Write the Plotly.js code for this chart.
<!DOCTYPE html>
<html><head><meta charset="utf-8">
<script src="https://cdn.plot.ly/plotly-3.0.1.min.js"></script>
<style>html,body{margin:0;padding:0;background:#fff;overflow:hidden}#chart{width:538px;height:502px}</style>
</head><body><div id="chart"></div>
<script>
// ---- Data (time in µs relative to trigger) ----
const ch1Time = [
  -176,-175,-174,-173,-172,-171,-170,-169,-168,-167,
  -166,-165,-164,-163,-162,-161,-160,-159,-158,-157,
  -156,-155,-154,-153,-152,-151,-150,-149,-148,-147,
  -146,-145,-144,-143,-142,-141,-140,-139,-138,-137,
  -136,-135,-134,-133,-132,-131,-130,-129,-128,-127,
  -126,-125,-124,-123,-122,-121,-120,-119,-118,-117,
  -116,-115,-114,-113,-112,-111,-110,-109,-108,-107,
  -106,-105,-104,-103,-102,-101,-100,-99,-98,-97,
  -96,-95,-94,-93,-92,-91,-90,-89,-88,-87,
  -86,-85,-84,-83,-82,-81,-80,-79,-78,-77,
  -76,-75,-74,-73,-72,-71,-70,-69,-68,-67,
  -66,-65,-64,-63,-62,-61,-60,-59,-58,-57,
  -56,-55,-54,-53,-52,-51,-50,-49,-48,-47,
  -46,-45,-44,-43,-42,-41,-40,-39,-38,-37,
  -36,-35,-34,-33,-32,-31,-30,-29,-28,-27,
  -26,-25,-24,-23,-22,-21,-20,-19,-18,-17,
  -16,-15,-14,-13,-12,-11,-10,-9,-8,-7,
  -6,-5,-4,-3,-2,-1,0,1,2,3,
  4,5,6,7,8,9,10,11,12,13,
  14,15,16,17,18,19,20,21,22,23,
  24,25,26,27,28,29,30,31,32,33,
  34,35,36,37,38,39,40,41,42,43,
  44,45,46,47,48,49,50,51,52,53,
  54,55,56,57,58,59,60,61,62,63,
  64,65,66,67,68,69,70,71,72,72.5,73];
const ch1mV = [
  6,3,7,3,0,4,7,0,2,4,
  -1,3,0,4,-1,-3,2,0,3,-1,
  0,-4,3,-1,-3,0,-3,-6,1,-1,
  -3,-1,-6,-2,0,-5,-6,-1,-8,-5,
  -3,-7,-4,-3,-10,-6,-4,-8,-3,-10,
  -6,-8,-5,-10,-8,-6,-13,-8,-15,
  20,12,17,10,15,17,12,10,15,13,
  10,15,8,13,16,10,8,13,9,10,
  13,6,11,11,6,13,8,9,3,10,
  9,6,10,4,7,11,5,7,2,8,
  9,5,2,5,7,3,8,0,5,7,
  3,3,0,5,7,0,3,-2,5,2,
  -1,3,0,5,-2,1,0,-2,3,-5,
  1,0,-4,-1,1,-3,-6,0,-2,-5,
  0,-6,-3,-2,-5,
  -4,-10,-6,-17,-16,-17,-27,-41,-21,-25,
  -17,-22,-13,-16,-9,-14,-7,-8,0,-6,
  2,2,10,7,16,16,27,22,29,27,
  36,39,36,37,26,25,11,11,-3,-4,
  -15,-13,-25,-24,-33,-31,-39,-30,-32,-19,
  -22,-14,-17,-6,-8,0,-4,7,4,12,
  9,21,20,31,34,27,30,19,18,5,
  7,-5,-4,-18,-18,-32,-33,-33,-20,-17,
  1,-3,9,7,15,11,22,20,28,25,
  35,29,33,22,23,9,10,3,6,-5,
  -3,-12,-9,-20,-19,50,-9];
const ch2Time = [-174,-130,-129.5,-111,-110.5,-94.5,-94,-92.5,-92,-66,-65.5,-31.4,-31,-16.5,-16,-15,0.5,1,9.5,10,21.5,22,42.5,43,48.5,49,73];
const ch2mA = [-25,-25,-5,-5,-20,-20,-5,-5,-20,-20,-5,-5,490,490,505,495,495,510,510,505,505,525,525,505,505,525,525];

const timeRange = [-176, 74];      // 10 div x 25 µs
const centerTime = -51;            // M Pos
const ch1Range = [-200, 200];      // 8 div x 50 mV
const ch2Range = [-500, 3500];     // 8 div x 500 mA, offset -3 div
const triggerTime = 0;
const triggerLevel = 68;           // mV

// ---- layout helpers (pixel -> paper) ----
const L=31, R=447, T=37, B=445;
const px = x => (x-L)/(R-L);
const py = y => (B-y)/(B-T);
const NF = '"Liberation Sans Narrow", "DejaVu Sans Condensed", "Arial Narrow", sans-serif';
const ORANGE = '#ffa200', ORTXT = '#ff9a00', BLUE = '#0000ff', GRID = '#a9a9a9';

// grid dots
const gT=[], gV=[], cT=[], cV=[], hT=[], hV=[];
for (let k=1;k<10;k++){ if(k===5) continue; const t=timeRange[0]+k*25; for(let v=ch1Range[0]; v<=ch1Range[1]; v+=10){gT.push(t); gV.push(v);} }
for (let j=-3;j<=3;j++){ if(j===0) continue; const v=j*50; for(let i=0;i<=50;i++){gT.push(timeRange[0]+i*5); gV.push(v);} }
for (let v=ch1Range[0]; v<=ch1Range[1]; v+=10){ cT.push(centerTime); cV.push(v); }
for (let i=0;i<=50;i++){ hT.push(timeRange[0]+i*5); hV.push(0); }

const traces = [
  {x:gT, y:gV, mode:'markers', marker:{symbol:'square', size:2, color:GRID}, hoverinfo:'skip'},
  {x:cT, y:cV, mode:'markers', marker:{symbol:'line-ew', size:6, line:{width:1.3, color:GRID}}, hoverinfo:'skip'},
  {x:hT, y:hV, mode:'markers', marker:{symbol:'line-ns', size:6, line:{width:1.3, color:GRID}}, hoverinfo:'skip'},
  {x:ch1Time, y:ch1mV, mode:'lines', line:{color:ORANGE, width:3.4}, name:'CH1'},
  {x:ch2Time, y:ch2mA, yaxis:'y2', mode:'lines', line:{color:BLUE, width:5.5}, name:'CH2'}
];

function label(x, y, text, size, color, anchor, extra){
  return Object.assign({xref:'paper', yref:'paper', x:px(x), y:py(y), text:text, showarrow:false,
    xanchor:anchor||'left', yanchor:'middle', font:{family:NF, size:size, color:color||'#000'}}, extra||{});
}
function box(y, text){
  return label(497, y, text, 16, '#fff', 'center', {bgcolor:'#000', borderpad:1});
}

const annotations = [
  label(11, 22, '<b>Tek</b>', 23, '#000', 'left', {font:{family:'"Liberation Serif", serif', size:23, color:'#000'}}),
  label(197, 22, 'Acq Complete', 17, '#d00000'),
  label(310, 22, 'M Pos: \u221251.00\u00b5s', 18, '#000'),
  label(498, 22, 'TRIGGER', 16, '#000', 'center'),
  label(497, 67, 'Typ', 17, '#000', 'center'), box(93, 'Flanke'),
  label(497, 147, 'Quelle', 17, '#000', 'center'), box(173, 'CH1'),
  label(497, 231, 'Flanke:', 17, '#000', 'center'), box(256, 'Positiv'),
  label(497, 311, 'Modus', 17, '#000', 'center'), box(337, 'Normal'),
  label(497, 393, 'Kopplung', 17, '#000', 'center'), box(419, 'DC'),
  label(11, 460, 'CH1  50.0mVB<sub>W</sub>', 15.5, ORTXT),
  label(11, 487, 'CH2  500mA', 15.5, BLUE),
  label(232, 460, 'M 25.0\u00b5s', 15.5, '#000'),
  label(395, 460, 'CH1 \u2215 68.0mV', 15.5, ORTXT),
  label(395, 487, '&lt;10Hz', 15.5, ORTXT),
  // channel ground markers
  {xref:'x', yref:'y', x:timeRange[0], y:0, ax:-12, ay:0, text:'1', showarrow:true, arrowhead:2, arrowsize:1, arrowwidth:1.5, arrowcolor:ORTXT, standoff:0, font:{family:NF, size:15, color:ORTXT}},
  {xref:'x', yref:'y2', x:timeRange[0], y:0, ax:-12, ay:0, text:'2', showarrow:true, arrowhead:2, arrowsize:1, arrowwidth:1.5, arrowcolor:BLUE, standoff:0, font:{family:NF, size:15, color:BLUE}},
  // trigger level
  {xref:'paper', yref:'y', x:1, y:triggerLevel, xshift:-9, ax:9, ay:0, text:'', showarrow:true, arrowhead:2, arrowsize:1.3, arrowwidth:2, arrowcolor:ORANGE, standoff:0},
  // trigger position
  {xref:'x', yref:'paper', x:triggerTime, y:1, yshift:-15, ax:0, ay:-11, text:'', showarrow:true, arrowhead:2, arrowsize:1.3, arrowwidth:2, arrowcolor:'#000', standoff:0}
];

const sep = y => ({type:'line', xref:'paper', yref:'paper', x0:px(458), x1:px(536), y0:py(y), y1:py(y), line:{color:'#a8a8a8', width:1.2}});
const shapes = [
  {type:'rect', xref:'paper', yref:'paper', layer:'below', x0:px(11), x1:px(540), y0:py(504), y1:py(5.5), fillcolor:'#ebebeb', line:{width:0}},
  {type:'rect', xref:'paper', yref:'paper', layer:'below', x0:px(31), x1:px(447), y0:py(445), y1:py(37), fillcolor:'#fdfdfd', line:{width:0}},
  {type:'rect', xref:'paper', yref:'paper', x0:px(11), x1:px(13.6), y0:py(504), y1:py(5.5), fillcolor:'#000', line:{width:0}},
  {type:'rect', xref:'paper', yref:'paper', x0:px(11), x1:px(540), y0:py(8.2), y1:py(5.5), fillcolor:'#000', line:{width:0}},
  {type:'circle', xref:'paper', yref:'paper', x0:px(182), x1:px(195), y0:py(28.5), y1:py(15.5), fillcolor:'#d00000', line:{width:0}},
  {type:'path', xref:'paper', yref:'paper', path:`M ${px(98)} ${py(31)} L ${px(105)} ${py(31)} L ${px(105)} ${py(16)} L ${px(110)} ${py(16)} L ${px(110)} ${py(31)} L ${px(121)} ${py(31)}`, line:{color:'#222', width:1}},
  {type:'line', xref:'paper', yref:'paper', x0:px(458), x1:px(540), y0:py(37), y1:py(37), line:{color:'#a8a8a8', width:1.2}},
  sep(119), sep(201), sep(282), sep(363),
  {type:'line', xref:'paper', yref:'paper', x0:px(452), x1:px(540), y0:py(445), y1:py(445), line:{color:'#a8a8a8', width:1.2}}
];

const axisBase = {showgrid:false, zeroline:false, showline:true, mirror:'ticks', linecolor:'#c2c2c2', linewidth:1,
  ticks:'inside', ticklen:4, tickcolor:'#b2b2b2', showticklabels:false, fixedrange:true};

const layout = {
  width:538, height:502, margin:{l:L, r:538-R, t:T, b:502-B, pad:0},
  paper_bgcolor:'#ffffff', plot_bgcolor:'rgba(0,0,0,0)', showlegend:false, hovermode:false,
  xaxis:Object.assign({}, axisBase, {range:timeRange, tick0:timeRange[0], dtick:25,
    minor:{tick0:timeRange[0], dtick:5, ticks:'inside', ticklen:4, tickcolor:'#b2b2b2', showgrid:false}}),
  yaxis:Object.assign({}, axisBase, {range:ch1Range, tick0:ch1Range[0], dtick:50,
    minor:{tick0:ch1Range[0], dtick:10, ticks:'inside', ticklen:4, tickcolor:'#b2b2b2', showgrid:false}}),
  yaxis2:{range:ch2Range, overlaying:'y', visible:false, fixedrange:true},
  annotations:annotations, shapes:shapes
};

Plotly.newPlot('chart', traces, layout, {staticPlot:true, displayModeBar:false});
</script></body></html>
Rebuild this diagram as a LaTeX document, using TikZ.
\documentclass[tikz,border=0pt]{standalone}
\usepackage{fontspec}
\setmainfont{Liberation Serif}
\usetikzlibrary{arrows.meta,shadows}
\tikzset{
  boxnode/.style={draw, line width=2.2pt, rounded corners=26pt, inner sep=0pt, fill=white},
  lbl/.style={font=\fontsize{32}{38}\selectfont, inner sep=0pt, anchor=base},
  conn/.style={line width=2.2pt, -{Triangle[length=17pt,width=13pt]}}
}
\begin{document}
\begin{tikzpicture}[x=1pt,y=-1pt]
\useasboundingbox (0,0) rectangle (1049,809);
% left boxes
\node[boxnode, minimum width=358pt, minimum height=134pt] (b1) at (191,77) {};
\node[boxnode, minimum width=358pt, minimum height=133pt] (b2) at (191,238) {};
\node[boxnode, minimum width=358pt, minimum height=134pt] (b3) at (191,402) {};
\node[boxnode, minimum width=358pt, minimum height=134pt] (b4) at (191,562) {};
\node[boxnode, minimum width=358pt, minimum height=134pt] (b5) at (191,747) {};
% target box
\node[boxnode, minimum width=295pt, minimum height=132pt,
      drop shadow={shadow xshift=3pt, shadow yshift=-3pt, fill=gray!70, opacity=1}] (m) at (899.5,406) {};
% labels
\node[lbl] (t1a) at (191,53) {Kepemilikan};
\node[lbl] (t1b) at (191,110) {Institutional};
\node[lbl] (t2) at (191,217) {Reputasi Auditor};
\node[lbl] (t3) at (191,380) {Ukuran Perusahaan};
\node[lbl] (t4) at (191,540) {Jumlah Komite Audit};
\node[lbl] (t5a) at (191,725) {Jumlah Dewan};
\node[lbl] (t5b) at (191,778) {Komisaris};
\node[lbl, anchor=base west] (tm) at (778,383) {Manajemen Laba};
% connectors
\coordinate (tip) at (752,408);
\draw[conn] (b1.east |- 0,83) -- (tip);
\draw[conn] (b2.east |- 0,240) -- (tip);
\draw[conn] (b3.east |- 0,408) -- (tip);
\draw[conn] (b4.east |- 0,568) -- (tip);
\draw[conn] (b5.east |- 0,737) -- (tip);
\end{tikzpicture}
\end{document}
******
Each line that has the word "this" should be copied.

REPLY TO THE EXERCISE |
Write the Plotly.js code for this chart.
Rebuild this diagram as a LaTeX document, using TikZ.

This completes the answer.